Ms Lima said she had just got engaged in December 2023 and had applied for a mortgage with her fiance, to whom her immigration status was linked.

She said that when Mr Murphy came to her on January 25th and said the company was letting her go because of the expiry of her visa she was “in shock”.

“I said it would be renewed; it could be back on Monday. He told me to go back upstairs, get all my belongings from my desk and leave,” she told the WRC.

“I definitely feel like I was treated like a criminal, something like that. It’s very upsetting, why did they do that?

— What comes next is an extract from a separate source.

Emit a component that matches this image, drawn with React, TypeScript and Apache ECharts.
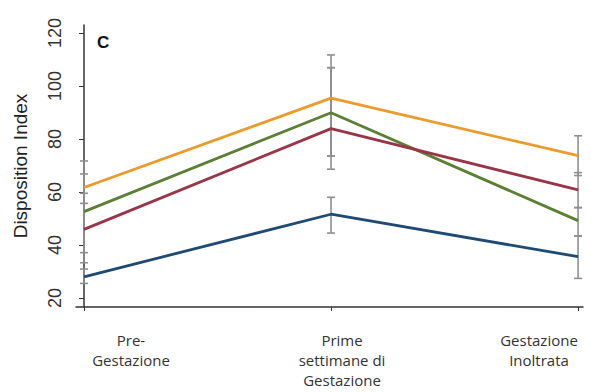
import React, { useEffect, useRef } from "react";
import * as echarts from "echarts";

const categories = ["Pre-\nGestazione", "Prime\nsettimane di\nGestazione", "Gestazione\nInoltrata"];
const yTicks = [20, 40, 60, 80, 100, 120];
const seriesNames = ["Orange", "Green", "Red", "Blue"];
const orangeVals = [61.7, 95.4, 73.7];
const greenVals = [52.6, 89.9, 49.2];
const redVals = [45.9, 83.9, 60.8];
const blueVals = [28.0, 51.6, 35.6];
// error bar ends [low, high] per category
const orangeErr = [[55.7, 71.7], [73.6, 111.7], [66.2, 81.2]];
const greenErr = [[37.1, 66.8], [68.6, 106.9], [43.4, 54.1]];
const redErr = [[33.3, 59.5], [73.6, 106.9], [54.1, 67.3]];
const blueErr = [[25.5, 30.9], [44.5, 58.0], [27.4, 43.4]];

const colors = ["#EC9A2A", "#5B7F35", "#9A3547", "#1F4A72"];

export default function App() {
  const ref = useRef<HTMLDivElement>(null);
  useEffect(() => {
    if (!ref.current) return;
    const chart = echarts.init(ref.current, undefined, { renderer: "svg" });
    const vals = [orangeVals, greenVals, redVals, blueVals];
    const errs = [orangeErr, greenErr, redErr, blueErr];
    const errData: number[][] = [];
    errs.forEach((e) => e.forEach((pair, i) => errData.push([i, pair[0], pair[1]])));

    const labelX = [131, 342, 539];
    const labelTexts = categories.map((c, i) => ({
      type: "text",
      x: labelX[i],
      y: 330,
      style: {
        text: c,
        fill: "#333",
        font: '15px "Open Sans"',
        align: "center",
        verticalAlign: "top",
        lineHeight: 20,
      },
    }));

    chart.setOption({
      animation: false,
      grid: { left: 76, right: 8, top: 25, bottom: 85 },
      xAxis: {
        type: "value",
        min: -0.0324,
        max: 2.02,
        axisLine: { lineStyle: { color: "#333", width: 1.5 } },
        axisTick: { customValues: [0, 1, 2], length: 4, lineStyle: { color: "#333" } },
        axisLabel: { show: false },
        splitLine: { show: false },
      },
      yAxis: {
        type: "value",
        min: 16.6,
        max: 123,
        name: "Disposition Index",
        nameLocation: "middle",
        nameGap: 46,
        nameTextStyle: { fontFamily: "Liberation Sans", fontSize: 19, color: "#222" },
        axisLine: { show: true, lineStyle: { color: "#333", width: 1.5 } },
        axisTick: { show: true, customValues: yTicks, length: 5, lineStyle: { color: "#333" } },
        axisLabel: {
          customValues: yTicks,
          rotate: 90,
          margin: 12,
          fontFamily: "Liberation Sans",
          fontSize: 18,
          color: "#333",
        },
        splitLine: { show: false },
      },
      graphic: [
        {
          type: "text",
          left: 97,
          top: 34,
          style: { text: "C", fill: "#111", font: 'bold 17px "Liberation Sans"' },
        },
        ...labelTexts,
      ],
      series: [
        {
          type: "custom",
          z: 1,
          data: errData,
          renderItem: (params: any, api: any) => {
            const x = api.value(0);
            const lo = api.coord([x, api.value(1)]);
            const hi = api.coord([x, api.value(2)]);
            const w = 4;
            const st = { stroke: "#8f8f8f", lineWidth: 1.6 };
            return {
              type: "group",
              children: [
                { type: "line", shape: { x1: lo[0], y1: lo[1], x2: hi[0], y2: hi[1] }, style: st },
                { type: "line", shape: { x1: lo[0] - w, y1: lo[1], x2: lo[0] + w, y2: lo[1] }, style: st },
                { type: "line", shape: { x1: hi[0] - w, y1: hi[1], x2: hi[0] + w, y2: hi[1] }, style: st },
              ],
            };
          },
        },
        ...vals.map((v, si) => ({
          type: "line",
          name: seriesNames[si],
          z: 3,
          data: v.map((y, i) => [i, y]),
          showSymbol: false,
          symbol: "none",
          lineStyle: { color: colors[si], width: 2.8 },
          itemStyle: { color: colors[si] },
        })),
      ],
    });
    return () => chart.dispose();
  }, []);
  return <div ref={ref} style={{ width: 591, height: 392, position: "absolute", left: 0, top: 0 }} />;
}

To you now, I say I don’t know, because the relationship was always okay, never a question about my performance at work, so it was an absolute shock to me,” she told Ms O’Carroll.

“I was never illegally here, and I was never not able to keep working here – it seems like they don’t understand it,” Ms Lima said, just before Ms O’Carroll closed the hearing.

In her decision, published on Friday, the adjudicator said she was satisfied Ms Lima had applied for a visa renewal “well before it expired” and so met the Department of Justice’s criteria for the grace period.

“The information in relation to the visa is on the department website and is readily available to anyone who looks for it. Even that menial task was not carried out prior to terminating the complainant’s employment,” she wrote.

The company had unfairly dismissed Ms Lima “in the absence of any procedures whatsoever and acting on incorrect information”, she concluded.

Noting that Ms Lima had made “strenuous” efforts to find new employment but had not by the time of the hearing in August this year, Ms O’Carroll directed Elland Distributors Ltd to pay the worker €25,000 in compensation.